Os passeios higiénicos têm sido geridos com muito cuidado, mas as três instituições conseguem garantir que os residentes apanhem sol e respirem ar fresco para tornar este isolamento social mais fácil de suportar. “As saídas ao exterior acontecem só nas imediações do Alecrim, por curtos períodos não sendo permitido qualquer contacto com pessoas externas ao lar e tendo todas as medidas de desinfeção aquando da entrada novamente nas instalações, principalmente, no que diz respeito ao calçado”, explica Cláudia Leite. Tanto a APCG como o lar residencial da Cercigui de S. João de Ponte têm a vantagem de estarem rodeados por muito terreno e vegetação permitindo que os passeios sejam frequentes e descontraídos.

O acompanhamento remoto em relação às valências cujas atividades foram suspensas está a ser preparado pela APCG. “Os responsáveis informáticos estão a encontrar soluções informáticas acessíveis para que os técnicos de reabilitação, que estão em casa em teletrabalho, possam entrar em contacto com as famílias, falar com elas, auscultar as necessidades que têm e enviarem trabalhos e atividades para as crianças. O que nos interessa no fundo é que as famílias sintam que não estão abandonadas”, explica o presidente.

A reabilitação à distância, conforme Joaquim Oliveira diz, é inviável. “A fisioterapia é impossível fazer pela internet mas pelo menos tentámos não estar isolados e não ter as famílias isoladas do Centro de Reabilitação”, acrescenta.

O Alecrim pondera estudar alternativas de apoio aos três clientes do CAO que estão em casa caso esta situação se prolongue por muito tempo. Na Cercigui trabalha-se “para recuperar tudo o que ficou suspenso”. “As famílias e clientes são acompanhadas regularmente, via telefone, pelos técnicos ao serviço”, afirma Rui Leite.

“Temos tentado manter a esperança e a alegria que nos é reconhecida habitualmente. Quer perante os que estão a trabalhar, quer com os que estão em casa. O nosso objetivo principal é conseguirmos sair deste período, todos com saúde e espírito positivo, sempre na salvaguarda do bem-estar dos nossos clientes e colaboradores”. Rui Leite

Vivemos uma crise de saúde provocada pelo covid-19, temos a vida social entre parêntesis, como a própria ministra da Saúde refere, o estado de emergência prolongado até 01 de maio e mais de metade do país está parado. Embora a prioridade seja o combate à pandemia, as medidas decretadas para o conseguir fazer implicam problemas económicos que Portugal, a Europa e os restantes países do mundo terão que enfrentar. Embora o Governo já tenha adotado medidas para mitigar o impacte económico, que também contemplam a atribuição dos apoios de caráter extraordinário, temporário e transitório, destinados ao setor social e solidário, os efeitos da pandemia covid-19 fizeram-se sentir muito rapidamente.
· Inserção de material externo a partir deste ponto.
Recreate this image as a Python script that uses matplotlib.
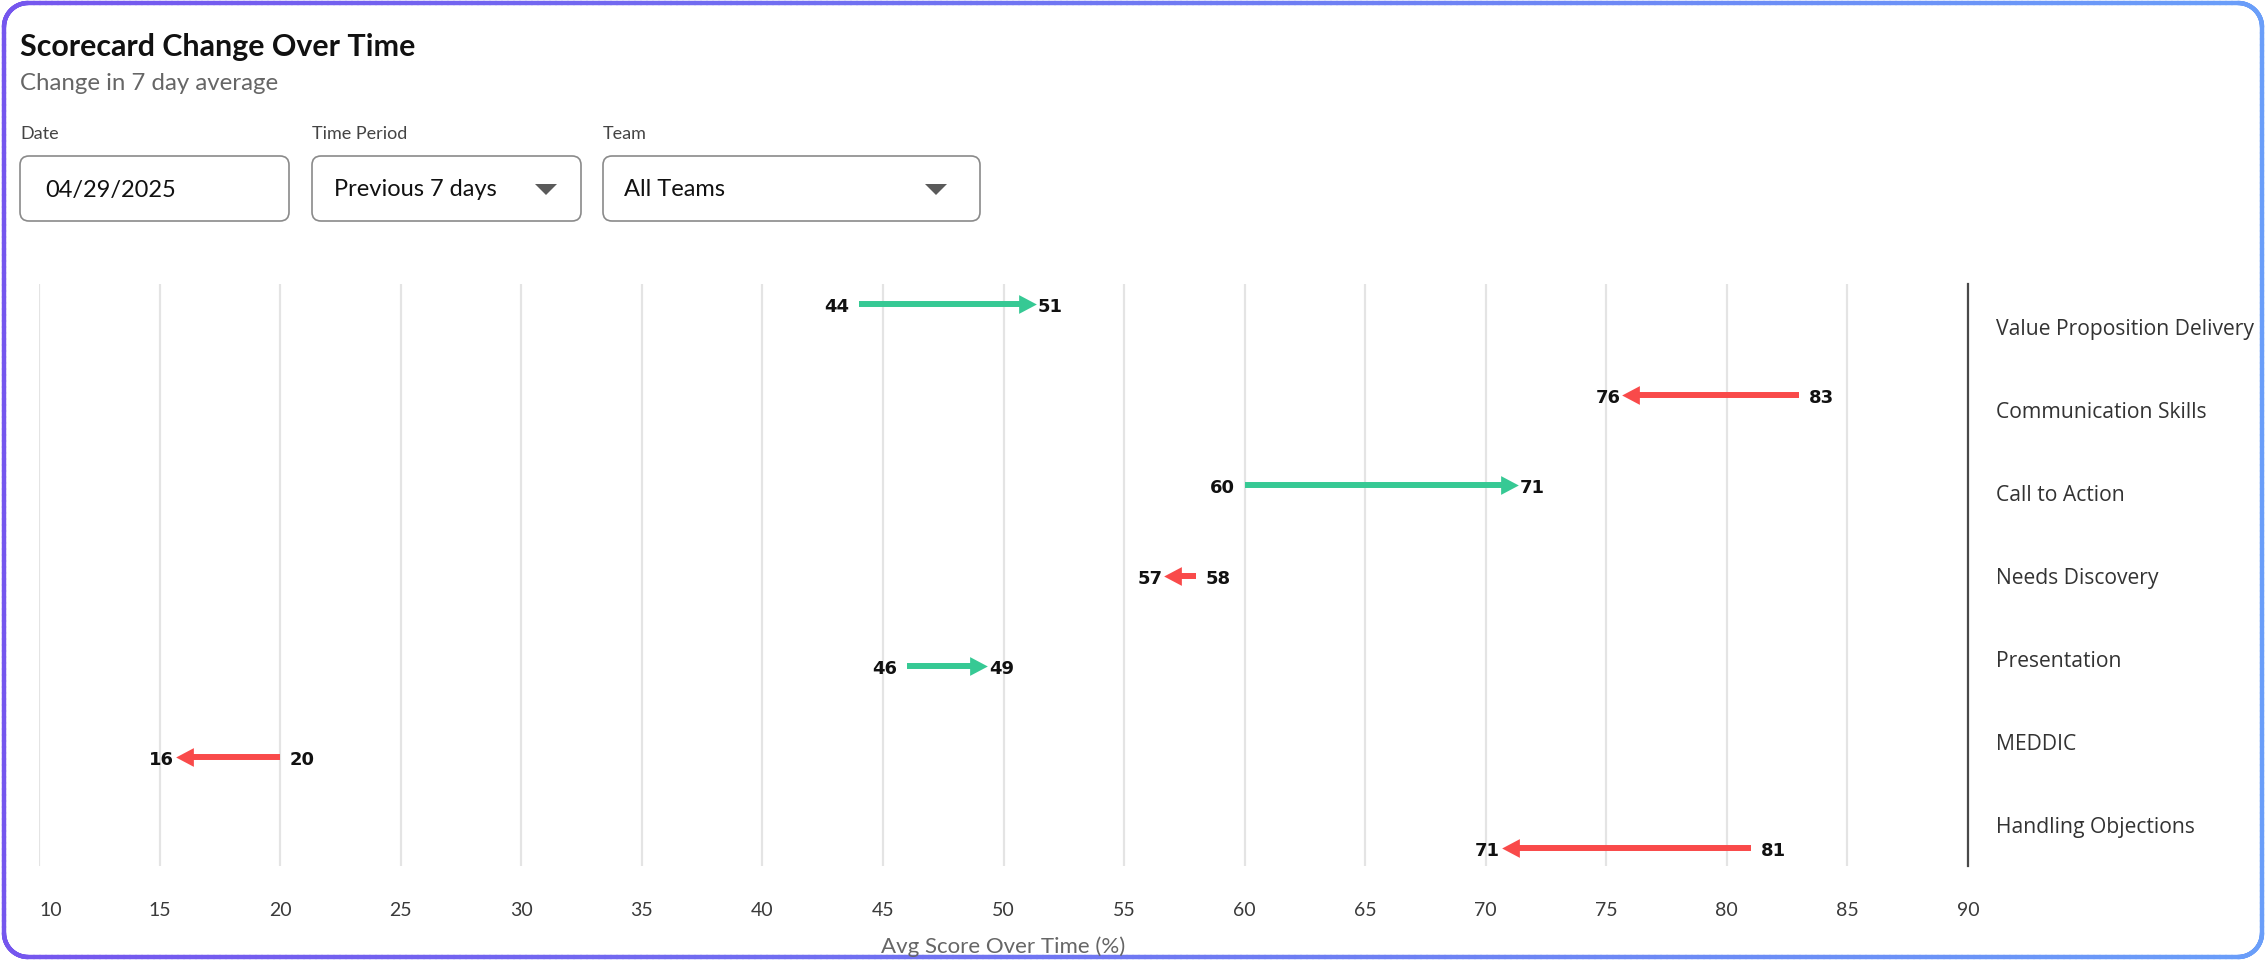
import numpy as np
import matplotlib
matplotlib.use("Agg")
import matplotlib.pyplot as plt
from matplotlib.patches import FancyBboxPatch, Polygon
from matplotlib.collections import LineCollection
from matplotlib.colors import LinearSegmentedColormap

# ---------------- data ----------------
categories = ["Value Proposition Delivery", "Communication Skills", "Call to Action",
              "Needs Discovery", "Presentation", "MEDDIC", "Handling Objections"]
start_scores = [44, 83, 60, 58, 46, 20, 81]
end_scores = [51, 76, 71, 57, 49, 16, 71]
x_ticks = list(range(10, 95, 5))

title = "Scorecard Change Over Time"
subtitle = "Change in 7 day average"
filter_labels = ["Date", "Time Period", "Team"]
filter_values = ["04/29/2025", "Previous 7 days", "All Teams"]
x_label = "Avg Score Over Time (%)"

# ---------------- styles ----------------
GREEN = "#36C994"
RED = "#F94A4A"
UI_FONT = ["Lato", "DejaVu Sans"]
LBL_FONT = ["Open Sans", "DejaVu Sans"]

W, H = 2266, 962
fig = plt.figure(figsize=(W / 100, H / 100), dpi=100)
fig.patch.set_facecolor("white")

# UI overlay in pixel coords
ui = fig.add_axes([0, 0, 1, 1])
ui.set_xlim(0, W)
ui.set_ylim(H, 0)
ui.axis("off")


def rounded_rect_pts(x0, y0, x1, y1, r, n=30):
    corners = [(x1 - r, y0 + r, -90, 0), (x1 - r, y1 - r, 0, 90),
               (x0 + r, y1 - r, 90, 180), (x0 + r, y0 + r, 180, 270)]
    pts = []
    for cx, cy, a0, a1 in corners:
        for a in np.linspace(np.radians(a0), np.radians(a1), n):
            pts.append((cx + r * np.cos(a), cy + r * np.sin(a)))
    pts.append(pts[0])
    pts = np.array(pts)
    dense = []
    for p, q in zip(pts[:-1], pts[1:]):
        d = np.hypot(*(q - p))
        k = max(2, int(d / 6))
        for t in np.linspace(0, 1, k, endpoint=False):
            dense.append(p + (q - p) * t)
    dense.append(pts[-1])
    return np.array(dense)


bp = rounded_rect_pts(4, 4, W - 4, H - 4, 24)
segs = np.stack([bp[:-1], bp[1:]], axis=1)
cmap = LinearSegmentedColormap.from_list("brd", ["#7556EE", "#6F78F2", "#6A9EF9"])
lc = LineCollection(segs, cmap=cmap, linewidths=3.2, capstyle="round")
lc.set_array((segs[:, 0, 0] + segs[:, 1, 0]) / 2 / W)
lc.set_clim(0, 1)
ui.add_collection(lc)

# title / subtitle
ui.text(20, 47, title, fontsize=21.9, fontweight="bold", color="#111111",
        family=UI_FONT, va="center", ha="left")
ui.text(20, 84, subtitle, fontsize=17.3, color="#666666", family=UI_FONT,
        va="center", ha="left")

# filter boxes
box_x = [(20, 289), (312, 581), (603, 980)]
box_y = (157, 222)
text_x = [45, 334, 624]
for (bx0, bx1), lab, val, tx, idx in zip(box_x, filter_labels, filter_values, text_x, range(3)):
    ui.text(bx0, 134, lab, fontsize=13, color="#444444", family=UI_FONT,
            va="center", ha="left")
    ui.add_patch(FancyBboxPatch((bx0, box_y[0]), bx1 - bx0, box_y[1] - box_y[0],
                                boxstyle="round,pad=0,rounding_size=9",
                                fc="white", ec="#8a8a8a", lw=1.2))
    ui.text(tx, 190, val, fontsize=17, color="#111111", family=UI_FONT,
            va="center", ha="left")
    if idx > 0:
        cx = bx1 - 35 if idx == 1 else bx1 - 44
        ui.add_patch(Polygon([(cx - 11, 185), (cx + 11, 185), (cx, 196)],
                             closed=True, fc="#5a5a5a", ec="none"))

# ---------------- chart ----------------
L, R, T, B = 39, 1968, 285, 867
ax = fig.add_axes([L / W, 1 - B / H, (R - L) / W, (B - T) / H])
ax.set_facecolor("none")
ax.set_xlim(10, 90)
ax.set_ylim(6.204, -0.223)
ax.set_xticks(x_ticks)
ax.set_xticklabels([str(v) for v in x_ticks], family=UI_FONT)
ax.set_yticks([])
for s in ["left", "top", "bottom"]:
    ax.spines[s].set_visible(False)
ax.spines["right"].set_color("#4a4a4a")
ax.spines["right"].set_linewidth(1.6)
ax.tick_params(axis="x", length=0, pad=25, labelsize=14, labelcolor="#3a3a3a")
ax.xaxis.get_major_ticks()[0].label1.set_horizontalalignment("left")
ax.grid(axis="x", color="#e4e4e4", lw=1.6)
ax.set_axisbelow(True)
ax.set_xlabel(x_label, fontsize=16, color="#666666", family=UI_FONT, labelpad=13)

right_tri = [(-1, -1), (0.89, 0), (-1, 1)]
left_tri = [(1, -1), (-0.89, 0), (1, 1)]

for i, (s, e) in enumerate(zip(start_scores, end_scores)):
    up = e > s
    c = GREEN if up else RED
    ax.plot([s, e], [i, i], color=c, lw=4.3, solid_capstyle="butt", zorder=3)
    ax.plot([e], [i], marker=right_tri if up else left_tri, ms=13.5, color=c,
            mew=0, zorder=4)
    lo, hi = min(s, e), max(s, e)
    ax.annotate(str(lo), (lo, i), xytext=(-7, -1.5), textcoords="offset points",
                ha="right", va="center", fontsize=13, fontweight="bold",
                color="#111111", family=["DejaVu Sans"])
    ax.annotate(str(hi), (hi, i), xytext=(7, -1.5), textcoords="offset points",
                ha="left", va="center", fontsize=13, fontweight="bold",
                color="#111111", family=["DejaVu Sans"])

# category labels on right
ax2 = ax.twinx()
ax2.set_ylim(6.5, -0.5)
ax2.set_yticks(range(len(categories)))
ax2.set_yticklabels(categories, family=LBL_FONT)
ax2.tick_params(axis="y", length=0, pad=20, labelsize=15.2, labelcolor="#333333")
for s in ax2.spines.values():
    s.set_visible(False)

fig.savefig("out.png", dpi=100, facecolor="white")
Mas sobre isso o Fórum Municipal das Pessoas com Deficiência vai-se debruçar, usando as palavras de Fernando Pessoa, “depois de amanhã, sim, só depois de amanhã”, não em jeito de adiamento, mas por uma questão de gestão de prioridades. Neste momento Portugal e o mundo estão focados na prioridade que Joaquim Oliveira sublinha: “Nesta altura a única coisa que se deve fazer é virarem-se para a saúde porque é essencial, tudo o resto é supérfluo. Que interessa ter tudo se depois não se tiver saúde?”.